> TASK DETAILS: Write the listing out again, all of it, word for word.

## BEGIN DATA LINES

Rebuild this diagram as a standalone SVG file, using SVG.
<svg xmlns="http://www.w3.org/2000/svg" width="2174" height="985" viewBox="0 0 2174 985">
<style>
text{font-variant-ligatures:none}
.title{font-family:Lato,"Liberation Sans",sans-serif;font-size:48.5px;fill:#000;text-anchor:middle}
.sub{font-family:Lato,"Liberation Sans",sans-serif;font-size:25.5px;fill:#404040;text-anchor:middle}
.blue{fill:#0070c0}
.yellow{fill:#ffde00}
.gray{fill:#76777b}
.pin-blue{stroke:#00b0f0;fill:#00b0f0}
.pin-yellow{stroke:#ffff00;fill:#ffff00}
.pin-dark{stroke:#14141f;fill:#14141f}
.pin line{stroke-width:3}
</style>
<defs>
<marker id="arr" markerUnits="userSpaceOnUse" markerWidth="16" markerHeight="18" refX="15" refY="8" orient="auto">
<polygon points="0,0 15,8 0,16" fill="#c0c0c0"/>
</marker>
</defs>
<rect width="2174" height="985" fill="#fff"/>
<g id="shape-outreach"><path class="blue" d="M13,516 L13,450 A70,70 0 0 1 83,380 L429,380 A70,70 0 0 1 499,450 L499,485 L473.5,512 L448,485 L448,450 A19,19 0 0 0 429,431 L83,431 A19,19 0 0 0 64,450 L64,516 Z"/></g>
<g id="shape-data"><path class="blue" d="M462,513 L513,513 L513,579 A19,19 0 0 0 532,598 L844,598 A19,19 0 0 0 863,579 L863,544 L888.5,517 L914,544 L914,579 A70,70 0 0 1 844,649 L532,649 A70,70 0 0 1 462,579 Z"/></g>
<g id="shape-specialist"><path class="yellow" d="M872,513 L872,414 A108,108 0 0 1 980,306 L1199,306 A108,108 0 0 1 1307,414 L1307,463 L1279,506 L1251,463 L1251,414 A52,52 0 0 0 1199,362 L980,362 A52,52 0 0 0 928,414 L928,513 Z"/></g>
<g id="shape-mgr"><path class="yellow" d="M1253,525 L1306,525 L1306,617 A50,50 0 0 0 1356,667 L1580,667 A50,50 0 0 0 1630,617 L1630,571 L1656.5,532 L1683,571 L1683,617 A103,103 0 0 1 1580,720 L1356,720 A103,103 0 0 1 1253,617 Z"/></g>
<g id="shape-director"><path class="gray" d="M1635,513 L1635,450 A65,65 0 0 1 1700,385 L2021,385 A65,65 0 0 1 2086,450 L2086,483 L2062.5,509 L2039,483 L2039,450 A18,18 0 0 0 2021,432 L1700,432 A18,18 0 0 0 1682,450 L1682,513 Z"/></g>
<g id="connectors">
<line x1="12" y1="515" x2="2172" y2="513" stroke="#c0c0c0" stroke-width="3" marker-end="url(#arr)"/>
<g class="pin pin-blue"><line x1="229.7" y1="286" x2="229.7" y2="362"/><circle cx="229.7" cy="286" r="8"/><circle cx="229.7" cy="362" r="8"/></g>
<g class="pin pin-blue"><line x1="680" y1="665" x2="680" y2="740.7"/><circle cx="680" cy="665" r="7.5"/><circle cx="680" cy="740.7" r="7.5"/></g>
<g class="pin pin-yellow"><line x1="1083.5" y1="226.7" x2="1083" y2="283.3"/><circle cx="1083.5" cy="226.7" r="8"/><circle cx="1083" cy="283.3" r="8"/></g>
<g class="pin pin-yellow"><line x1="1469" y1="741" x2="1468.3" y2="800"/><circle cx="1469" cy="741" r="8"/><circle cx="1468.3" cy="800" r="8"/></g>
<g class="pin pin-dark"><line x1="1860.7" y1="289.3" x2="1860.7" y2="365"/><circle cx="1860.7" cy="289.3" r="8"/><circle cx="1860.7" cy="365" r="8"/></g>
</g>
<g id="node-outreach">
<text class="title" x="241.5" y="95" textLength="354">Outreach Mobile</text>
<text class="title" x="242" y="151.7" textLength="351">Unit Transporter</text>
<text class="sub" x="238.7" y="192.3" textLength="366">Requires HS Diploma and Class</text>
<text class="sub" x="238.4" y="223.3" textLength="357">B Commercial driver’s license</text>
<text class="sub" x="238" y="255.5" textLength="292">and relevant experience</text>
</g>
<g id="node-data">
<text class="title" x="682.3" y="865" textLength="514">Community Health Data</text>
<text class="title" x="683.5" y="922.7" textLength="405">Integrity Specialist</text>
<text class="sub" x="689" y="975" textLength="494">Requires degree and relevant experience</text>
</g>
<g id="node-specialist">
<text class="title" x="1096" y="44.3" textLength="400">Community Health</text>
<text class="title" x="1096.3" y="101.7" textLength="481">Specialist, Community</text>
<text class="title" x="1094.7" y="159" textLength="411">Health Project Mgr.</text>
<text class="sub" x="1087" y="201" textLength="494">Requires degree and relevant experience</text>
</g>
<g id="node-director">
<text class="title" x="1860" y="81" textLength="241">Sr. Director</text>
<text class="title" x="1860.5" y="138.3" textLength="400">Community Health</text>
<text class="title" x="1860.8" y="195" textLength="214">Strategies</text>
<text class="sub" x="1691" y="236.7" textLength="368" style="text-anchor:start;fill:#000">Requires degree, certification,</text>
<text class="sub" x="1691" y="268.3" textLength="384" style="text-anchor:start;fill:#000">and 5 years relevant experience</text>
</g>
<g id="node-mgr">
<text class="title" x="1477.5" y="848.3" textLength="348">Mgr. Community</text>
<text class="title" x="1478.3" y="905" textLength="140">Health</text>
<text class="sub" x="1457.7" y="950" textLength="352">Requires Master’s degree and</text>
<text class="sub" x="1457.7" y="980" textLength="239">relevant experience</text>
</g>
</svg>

## END DATA LINES

> TASK ANSWER:
Rebuild this diagram as a standalone SVG file, using SVG.
<svg xmlns="http://www.w3.org/2000/svg" width="2174" height="985" viewBox="0 0 2174 985">
<style>
text{font-variant-ligatures:none}
.title{font-family:Lato,"Liberation Sans",sans-serif;font-size:48.5px;fill:#000;text-anchor:middle}
.sub{font-family:Lato,"Liberation Sans",sans-serif;font-size:25.5px;fill:#404040;text-anchor:middle}
.blue{fill:#0070c0}
.yellow{fill:#ffde00}
.gray{fill:#76777b}
.pin-blue{stroke:#00b0f0;fill:#00b0f0}
.pin-yellow{stroke:#ffff00;fill:#ffff00}
.pin-dark{stroke:#14141f;fill:#14141f}
.pin line{stroke-width:3}
</style>
<defs>
<marker id="arr" markerUnits="userSpaceOnUse" markerWidth="16" markerHeight="18" refX="15" refY="8" orient="auto">
<polygon points="0,0 15,8 0,16" fill="#c0c0c0"/>
</marker>
</defs>
<rect width="2174" height="985" fill="#fff"/>
<g id="shape-outreach"><path class="blue" d="M13,516 L13,450 A70,70 0 0 1 83,380 L429,380 A70,70 0 0 1 499,450 L499,485 L473.5,512 L448,485 L448,450 A19,19 0 0 0 429,431 L83,431 A19,19 0 0 0 64,450 L64,516 Z"/></g>
<g id="shape-data"><path class="blue" d="M462,513 L513,513 L513,579 A19,19 0 0 0 532,598 L844,598 A19,19 0 0 0 863,579 L863,544 L888.5,517 L914,544 L914,579 A70,70 0 0 1 844,649 L532,649 A70,70 0 0 1 462,579 Z"/></g>
<g id="shape-specialist"><path class="yellow" d="M872,513 L872,414 A108,108 0 0 1 980,306 L1199,306 A108,108 0 0 1 1307,414 L1307,463 L1279,506 L1251,463 L1251,414 A52,52 0 0 0 1199,362 L980,362 A52,52 0 0 0 928,414 L928,513 Z"/></g>
<g id="shape-mgr"><path class="yellow" d="M1253,525 L1306,525 L1306,617 A50,50 0 0 0 1356,667 L1580,667 A50,50 0 0 0 1630,617 L1630,571 L1656.5,532 L1683,571 L1683,617 A103,103 0 0 1 1580,720 L1356,720 A103,103 0 0 1 1253,617 Z"/></g>
<g id="shape-director"><path class="gray" d="M1635,513 L1635,450 A65,65 0 0 1 1700,385 L2021,385 A65,65 0 0 1 2086,450 L2086,483 L2062.5,509 L2039,483 L2039,450 A18,18 0 0 0 2021,432 L1700,432 A18,18 0 0 0 1682,450 L1682,513 Z"/></g>
<g id="connectors">
<line x1="12" y1="515" x2="2172" y2="513" stroke="#c0c0c0" stroke-width="3" marker-end="url(#arr)"/>
<g class="pin pin-blue"><line x1="229.7" y1="286" x2="229.7" y2="362"/><circle cx="229.7" cy="286" r="8"/><circle cx="229.7" cy="362" r="8"/></g>
<g class="pin pin-blue"><line x1="680" y1="665" x2="680" y2="740.7"/><circle cx="680" cy="665" r="7.5"/><circle cx="680" cy="740.7" r="7.5"/></g>
<g class="pin pin-yellow"><line x1="1083.5" y1="226.7" x2="1083" y2="283.3"/><circle cx="1083.5" cy="226.7" r="8"/><circle cx="1083" cy="283.3" r="8"/></g>
<g class="pin pin-yellow"><line x1="1469" y1="741" x2="1468.3" y2="800"/><circle cx="1469" cy="741" r="8"/><circle cx="1468.3" cy="800" r="8"/></g>
<g class="pin pin-dark"><line x1="1860.7" y1="289.3" x2="1860.7" y2="365"/><circle cx="1860.7" cy="289.3" r="8"/><circle cx="1860.7" cy="365" r="8"/></g>
</g>
<g id="node-outreach">
<text class="title" x="241.5" y="95" textLength="354">Outreach Mobile</text>
<text class="title" x="242" y="151.7" textLength="351">Unit Transporter</text>
<text class="sub" x="238.7" y="192.3" textLength="366">Requires HS Diploma and Class</text>
<text class="sub" x="238.4" y="223.3" textLength="357">B Commercial driver’s license</text>
<text class="sub" x="238" y="255.5" textLength="292">and relevant experience</text>
</g>
<g id="node-data">
<text class="title" x="682.3" y="865" textLength="514">Community Health Data</text>
<text class="title" x="683.5" y="922.7" textLength="405">Integrity Specialist</text>
<text class="sub" x="689" y="975" textLength="494">Requires degree and relevant experience</text>
</g>
<g id="node-specialist">
<text class="title" x="1096" y="44.3" textLength="400">Community Health</text>
<text class="title" x="1096.3" y="101.7" textLength="481">Specialist, Community</text>
<text class="title" x="1094.7" y="159" textLength="411">Health Project Mgr.</text>
<text class="sub" x="1087" y="201" textLength="494">Requires degree and relevant experience</text>
</g>
<g id="node-director">
<text class="title" x="1860" y="81" textLength="241">Sr. Director</text>
<text class="title" x="1860.5" y="138.3" textLength="400">Community Health</text>
<text class="title" x="1860.8" y="195" textLength="214">Strategies</text>
<text class="sub" x="1691" y="236.7" textLength="368" style="text-anchor:start;fill:#000">Requires degree, certification,</text>
<text class="sub" x="1691" y="268.3" textLength="384" style="text-anchor:start;fill:#000">and 5 years relevant experience</text>
</g>
<g id="node-mgr">
<text class="title" x="1477.5" y="848.3" textLength="348">Mgr. Community</text>
<text class="title" x="1478.3" y="905" textLength="140">Health</text>
<text class="sub" x="1457.7" y="950" textLength="352">Requires Master’s degree and</text>
<text class="sub" x="1457.7" y="980" textLength="239">relevant experience</text>
</g>
</svg>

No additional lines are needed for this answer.